**Exercise goal**
Transcribe only the part of the material below that begins at the line containing "Clone this chart in Altair." and ends at the line containing "0.02, 0.04, 0.05]", with both kept and images left out.

**Records for this task**
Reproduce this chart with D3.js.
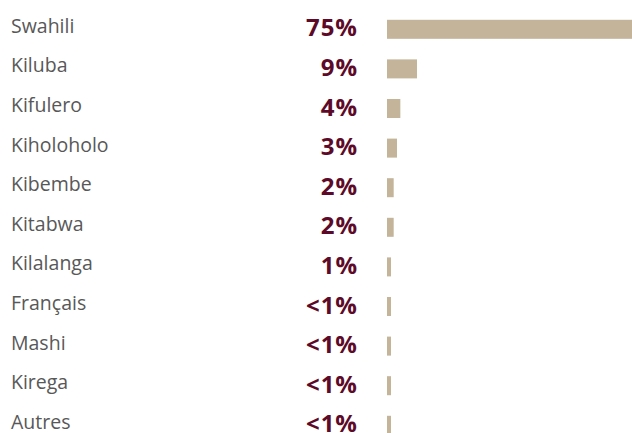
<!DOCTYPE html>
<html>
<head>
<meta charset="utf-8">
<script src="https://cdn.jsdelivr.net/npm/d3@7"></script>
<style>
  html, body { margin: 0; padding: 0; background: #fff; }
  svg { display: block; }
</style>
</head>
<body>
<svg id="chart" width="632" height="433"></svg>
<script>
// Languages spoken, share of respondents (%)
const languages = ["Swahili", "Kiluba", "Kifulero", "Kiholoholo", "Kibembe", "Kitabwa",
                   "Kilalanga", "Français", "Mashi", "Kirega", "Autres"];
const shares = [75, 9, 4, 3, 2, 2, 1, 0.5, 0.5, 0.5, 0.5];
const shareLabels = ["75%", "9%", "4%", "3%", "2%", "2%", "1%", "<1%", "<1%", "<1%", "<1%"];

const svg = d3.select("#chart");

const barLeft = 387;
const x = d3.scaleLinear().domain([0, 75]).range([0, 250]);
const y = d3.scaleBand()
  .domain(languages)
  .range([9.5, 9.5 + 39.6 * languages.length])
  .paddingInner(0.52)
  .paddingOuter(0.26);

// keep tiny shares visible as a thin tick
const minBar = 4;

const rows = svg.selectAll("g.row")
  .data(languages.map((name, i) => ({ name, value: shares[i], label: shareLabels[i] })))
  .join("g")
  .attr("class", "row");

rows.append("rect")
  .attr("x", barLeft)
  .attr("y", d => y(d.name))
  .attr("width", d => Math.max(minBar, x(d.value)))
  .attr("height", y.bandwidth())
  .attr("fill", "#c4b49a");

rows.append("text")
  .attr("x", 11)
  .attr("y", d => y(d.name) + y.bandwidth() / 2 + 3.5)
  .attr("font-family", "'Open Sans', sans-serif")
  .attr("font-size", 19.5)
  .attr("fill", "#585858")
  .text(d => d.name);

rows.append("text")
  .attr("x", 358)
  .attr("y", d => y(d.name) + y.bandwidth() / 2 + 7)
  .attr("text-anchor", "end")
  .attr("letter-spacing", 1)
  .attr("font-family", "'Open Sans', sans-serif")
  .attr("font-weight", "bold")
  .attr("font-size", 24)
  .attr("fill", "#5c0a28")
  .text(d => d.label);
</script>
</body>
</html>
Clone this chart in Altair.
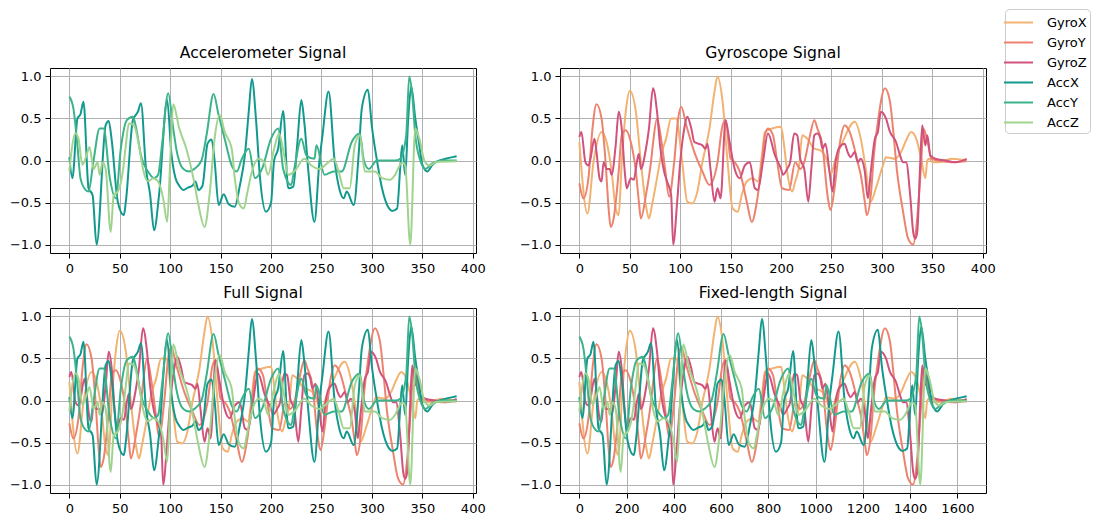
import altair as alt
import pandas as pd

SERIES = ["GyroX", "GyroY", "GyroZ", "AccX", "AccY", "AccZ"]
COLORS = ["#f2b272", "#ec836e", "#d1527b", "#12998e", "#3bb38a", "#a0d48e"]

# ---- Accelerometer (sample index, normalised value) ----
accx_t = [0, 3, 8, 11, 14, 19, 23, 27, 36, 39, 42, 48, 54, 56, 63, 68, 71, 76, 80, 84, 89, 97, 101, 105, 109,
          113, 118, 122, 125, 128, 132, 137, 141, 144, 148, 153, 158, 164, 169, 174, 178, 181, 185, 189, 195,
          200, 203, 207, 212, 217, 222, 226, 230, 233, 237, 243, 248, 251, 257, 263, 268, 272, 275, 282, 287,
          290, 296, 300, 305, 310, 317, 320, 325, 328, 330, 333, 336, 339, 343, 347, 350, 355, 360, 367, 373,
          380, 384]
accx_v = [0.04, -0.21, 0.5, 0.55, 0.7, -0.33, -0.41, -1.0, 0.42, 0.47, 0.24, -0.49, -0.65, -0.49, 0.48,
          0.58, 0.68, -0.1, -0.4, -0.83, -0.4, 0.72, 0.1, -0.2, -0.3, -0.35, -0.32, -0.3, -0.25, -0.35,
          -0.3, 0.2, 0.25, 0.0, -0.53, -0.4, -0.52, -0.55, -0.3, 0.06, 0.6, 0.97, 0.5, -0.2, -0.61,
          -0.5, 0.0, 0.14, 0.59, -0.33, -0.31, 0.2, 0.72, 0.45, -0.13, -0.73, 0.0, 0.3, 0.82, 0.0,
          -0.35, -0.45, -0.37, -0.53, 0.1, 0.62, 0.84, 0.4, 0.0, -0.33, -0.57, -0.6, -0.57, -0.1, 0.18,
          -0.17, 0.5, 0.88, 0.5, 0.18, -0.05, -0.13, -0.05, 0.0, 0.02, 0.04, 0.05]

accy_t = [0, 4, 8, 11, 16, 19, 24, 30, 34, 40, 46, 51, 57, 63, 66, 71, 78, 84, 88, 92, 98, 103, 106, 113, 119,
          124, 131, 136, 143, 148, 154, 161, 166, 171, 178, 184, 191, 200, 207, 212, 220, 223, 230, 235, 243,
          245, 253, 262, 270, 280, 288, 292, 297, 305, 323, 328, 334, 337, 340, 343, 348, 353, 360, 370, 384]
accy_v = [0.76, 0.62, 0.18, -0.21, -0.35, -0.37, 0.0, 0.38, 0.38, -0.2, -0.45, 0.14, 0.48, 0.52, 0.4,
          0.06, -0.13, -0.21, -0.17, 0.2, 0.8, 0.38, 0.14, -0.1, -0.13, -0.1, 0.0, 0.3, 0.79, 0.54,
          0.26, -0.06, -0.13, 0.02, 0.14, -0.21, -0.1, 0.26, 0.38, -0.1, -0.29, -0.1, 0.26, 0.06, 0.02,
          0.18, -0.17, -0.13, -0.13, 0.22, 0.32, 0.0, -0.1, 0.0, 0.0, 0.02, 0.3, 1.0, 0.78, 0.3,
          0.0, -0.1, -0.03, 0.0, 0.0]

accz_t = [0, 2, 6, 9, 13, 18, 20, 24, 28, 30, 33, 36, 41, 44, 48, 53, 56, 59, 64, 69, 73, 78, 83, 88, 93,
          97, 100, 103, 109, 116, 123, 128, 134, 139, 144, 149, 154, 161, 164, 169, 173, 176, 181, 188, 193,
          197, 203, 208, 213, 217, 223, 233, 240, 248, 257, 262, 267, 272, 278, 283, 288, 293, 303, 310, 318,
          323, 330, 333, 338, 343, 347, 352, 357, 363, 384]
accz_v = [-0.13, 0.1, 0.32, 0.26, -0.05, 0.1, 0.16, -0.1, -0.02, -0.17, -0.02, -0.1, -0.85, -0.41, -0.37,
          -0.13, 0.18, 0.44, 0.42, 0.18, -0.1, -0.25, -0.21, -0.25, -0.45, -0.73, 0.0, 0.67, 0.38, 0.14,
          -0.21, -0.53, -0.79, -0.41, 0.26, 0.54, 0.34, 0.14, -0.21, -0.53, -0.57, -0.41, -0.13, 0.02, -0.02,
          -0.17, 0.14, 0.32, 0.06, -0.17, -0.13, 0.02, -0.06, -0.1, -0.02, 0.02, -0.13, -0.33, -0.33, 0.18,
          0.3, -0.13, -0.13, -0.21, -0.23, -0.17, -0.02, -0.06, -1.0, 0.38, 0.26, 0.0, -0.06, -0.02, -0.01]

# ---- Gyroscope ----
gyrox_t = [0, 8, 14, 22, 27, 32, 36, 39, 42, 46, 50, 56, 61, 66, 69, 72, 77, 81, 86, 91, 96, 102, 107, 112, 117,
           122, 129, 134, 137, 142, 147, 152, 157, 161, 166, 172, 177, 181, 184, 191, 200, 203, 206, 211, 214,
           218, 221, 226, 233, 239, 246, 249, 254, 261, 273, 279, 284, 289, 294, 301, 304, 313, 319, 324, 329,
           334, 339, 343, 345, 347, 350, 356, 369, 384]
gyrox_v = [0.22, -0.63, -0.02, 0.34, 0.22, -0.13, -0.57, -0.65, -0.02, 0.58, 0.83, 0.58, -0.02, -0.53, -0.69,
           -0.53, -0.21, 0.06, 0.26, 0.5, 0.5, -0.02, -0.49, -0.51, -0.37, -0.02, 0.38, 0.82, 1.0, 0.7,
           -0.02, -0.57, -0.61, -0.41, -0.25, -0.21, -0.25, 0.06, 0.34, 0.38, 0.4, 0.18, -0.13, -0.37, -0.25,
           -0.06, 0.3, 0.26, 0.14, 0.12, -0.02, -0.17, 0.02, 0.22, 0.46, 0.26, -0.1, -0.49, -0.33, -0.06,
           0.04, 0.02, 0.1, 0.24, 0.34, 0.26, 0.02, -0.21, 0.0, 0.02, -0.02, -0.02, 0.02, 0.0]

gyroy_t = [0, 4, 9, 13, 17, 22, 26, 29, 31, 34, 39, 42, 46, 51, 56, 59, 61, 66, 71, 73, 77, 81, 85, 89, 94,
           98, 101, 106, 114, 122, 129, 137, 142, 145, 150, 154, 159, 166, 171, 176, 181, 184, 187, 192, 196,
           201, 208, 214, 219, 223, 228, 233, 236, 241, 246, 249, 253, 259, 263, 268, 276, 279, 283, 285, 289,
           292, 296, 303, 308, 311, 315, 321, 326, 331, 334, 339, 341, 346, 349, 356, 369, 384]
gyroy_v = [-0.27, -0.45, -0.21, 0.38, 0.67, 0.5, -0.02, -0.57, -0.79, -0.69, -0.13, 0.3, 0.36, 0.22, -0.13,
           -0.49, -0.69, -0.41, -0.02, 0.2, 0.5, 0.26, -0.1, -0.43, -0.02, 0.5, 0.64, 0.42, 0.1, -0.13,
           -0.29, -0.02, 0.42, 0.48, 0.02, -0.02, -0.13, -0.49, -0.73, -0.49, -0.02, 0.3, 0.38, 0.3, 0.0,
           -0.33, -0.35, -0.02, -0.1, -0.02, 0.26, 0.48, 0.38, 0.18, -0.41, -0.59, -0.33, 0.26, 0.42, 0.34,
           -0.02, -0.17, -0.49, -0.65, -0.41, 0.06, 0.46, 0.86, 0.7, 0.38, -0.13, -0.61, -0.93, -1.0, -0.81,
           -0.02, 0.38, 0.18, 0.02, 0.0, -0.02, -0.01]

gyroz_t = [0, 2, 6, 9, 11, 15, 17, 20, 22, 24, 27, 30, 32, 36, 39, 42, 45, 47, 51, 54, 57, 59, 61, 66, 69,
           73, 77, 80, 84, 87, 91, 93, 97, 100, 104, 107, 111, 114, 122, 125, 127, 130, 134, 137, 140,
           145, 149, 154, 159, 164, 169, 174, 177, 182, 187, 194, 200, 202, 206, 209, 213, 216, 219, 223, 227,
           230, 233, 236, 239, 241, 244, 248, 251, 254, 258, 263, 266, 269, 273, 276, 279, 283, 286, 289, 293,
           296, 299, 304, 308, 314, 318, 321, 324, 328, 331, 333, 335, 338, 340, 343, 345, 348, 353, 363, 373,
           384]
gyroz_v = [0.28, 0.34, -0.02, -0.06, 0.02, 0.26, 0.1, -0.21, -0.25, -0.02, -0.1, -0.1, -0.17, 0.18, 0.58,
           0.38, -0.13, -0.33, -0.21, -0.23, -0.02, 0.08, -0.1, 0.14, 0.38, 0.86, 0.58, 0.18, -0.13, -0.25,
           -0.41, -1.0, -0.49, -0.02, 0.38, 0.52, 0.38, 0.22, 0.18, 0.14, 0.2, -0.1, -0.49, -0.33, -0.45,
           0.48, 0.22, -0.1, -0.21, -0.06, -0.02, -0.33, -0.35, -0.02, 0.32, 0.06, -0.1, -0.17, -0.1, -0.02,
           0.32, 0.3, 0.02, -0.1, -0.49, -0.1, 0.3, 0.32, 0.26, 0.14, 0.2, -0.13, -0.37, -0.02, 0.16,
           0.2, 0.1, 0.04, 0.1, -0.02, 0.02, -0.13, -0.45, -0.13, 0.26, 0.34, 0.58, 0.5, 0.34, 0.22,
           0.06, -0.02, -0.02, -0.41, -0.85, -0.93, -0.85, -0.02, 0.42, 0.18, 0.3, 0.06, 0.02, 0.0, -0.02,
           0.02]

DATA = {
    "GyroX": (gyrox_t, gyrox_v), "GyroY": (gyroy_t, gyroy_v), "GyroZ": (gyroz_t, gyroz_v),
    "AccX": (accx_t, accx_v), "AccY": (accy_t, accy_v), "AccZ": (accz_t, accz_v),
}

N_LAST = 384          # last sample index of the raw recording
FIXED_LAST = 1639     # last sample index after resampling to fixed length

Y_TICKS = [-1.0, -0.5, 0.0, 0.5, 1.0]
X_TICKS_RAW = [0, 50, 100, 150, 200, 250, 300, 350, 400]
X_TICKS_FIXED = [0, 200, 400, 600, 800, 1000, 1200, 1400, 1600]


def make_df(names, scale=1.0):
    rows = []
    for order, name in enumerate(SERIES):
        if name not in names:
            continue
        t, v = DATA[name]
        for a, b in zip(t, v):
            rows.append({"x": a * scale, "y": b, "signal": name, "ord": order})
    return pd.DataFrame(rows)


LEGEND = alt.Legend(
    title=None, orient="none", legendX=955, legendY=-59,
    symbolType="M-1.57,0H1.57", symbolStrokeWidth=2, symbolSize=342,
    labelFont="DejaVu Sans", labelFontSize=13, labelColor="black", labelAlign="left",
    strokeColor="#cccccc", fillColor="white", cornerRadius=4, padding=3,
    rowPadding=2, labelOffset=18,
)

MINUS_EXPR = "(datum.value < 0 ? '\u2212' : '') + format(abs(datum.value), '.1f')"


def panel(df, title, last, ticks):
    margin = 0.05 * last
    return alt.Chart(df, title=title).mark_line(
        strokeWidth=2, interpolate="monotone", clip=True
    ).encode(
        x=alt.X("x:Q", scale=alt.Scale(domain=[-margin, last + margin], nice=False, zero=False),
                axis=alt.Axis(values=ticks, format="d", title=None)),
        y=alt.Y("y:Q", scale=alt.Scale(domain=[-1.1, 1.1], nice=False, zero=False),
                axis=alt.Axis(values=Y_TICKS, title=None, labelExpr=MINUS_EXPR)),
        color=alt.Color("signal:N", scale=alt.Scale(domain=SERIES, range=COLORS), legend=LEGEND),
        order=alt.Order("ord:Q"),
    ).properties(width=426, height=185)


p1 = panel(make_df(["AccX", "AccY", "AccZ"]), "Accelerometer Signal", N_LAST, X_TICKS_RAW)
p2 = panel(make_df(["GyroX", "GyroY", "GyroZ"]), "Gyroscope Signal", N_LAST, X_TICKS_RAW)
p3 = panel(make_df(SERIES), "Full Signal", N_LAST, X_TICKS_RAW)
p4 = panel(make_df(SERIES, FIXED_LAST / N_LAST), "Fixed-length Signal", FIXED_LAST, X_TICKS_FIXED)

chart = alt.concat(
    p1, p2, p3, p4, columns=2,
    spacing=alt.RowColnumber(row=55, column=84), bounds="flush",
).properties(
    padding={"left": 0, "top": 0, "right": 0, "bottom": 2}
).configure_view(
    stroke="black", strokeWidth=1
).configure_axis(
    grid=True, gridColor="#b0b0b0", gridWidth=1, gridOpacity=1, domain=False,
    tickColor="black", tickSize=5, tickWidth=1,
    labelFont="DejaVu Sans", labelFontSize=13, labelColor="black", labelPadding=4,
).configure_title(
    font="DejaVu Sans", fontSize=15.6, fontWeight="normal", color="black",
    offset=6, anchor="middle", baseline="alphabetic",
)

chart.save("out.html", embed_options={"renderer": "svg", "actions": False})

**Result of this exercise**
Clone this chart in Altair.
import altair as alt
import pandas as pd

SERIES = ["GyroX", "GyroY", "GyroZ", "AccX", "AccY", "AccZ"]
COLORS = ["#f2b272", "#ec836e", "#d1527b", "#12998e", "#3bb38a", "#a0d48e"]

# ---- Accelerometer (sample index, normalised value) ----
accx_t = [0, 3, 8, 11, 14, 19, 23, 27, 36, 39, 42, 48, 54, 56, 63, 68, 71, 76, 80, 84, 89, 97, 101, 105, 109,
          113, 118, 122, 125, 128, 132, 137, 141, 144, 148, 153, 158, 164, 169, 174, 178, 181, 185, 189, 195,
          200, 203, 207, 212, 217, 222, 226, 230, 233, 237, 243, 248, 251, 257, 263, 268, 272, 275, 282, 287,
          290, 296, 300, 305, 310, 317, 320, 325, 328, 330, 333, 336, 339, 343, 347, 350, 355, 360, 367, 373,
          380, 384]
accx_v = [0.04, -0.21, 0.5, 0.55, 0.7, -0.33, -0.41, -1.0, 0.42, 0.47, 0.24, -0.49, -0.65, -0.49, 0.48,
          0.58, 0.68, -0.1, -0.4, -0.83, -0.4, 0.72, 0.1, -0.2, -0.3, -0.35, -0.32, -0.3, -0.25, -0.35,
          -0.3, 0.2, 0.25, 0.0, -0.53, -0.4, -0.52, -0.55, -0.3, 0.06, 0.6, 0.97, 0.5, -0.2, -0.61,
          -0.5, 0.0, 0.14, 0.59, -0.33, -0.31, 0.2, 0.72, 0.45, -0.13, -0.73, 0.0, 0.3, 0.82, 0.0,
          -0.35, -0.45, -0.37, -0.53, 0.1, 0.62, 0.84, 0.4, 0.0, -0.33, -0.57, -0.6, -0.57, -0.1, 0.18,
          -0.17, 0.5, 0.88, 0.5, 0.18, -0.05, -0.13, -0.05, 0.0, 0.02, 0.04, 0.05]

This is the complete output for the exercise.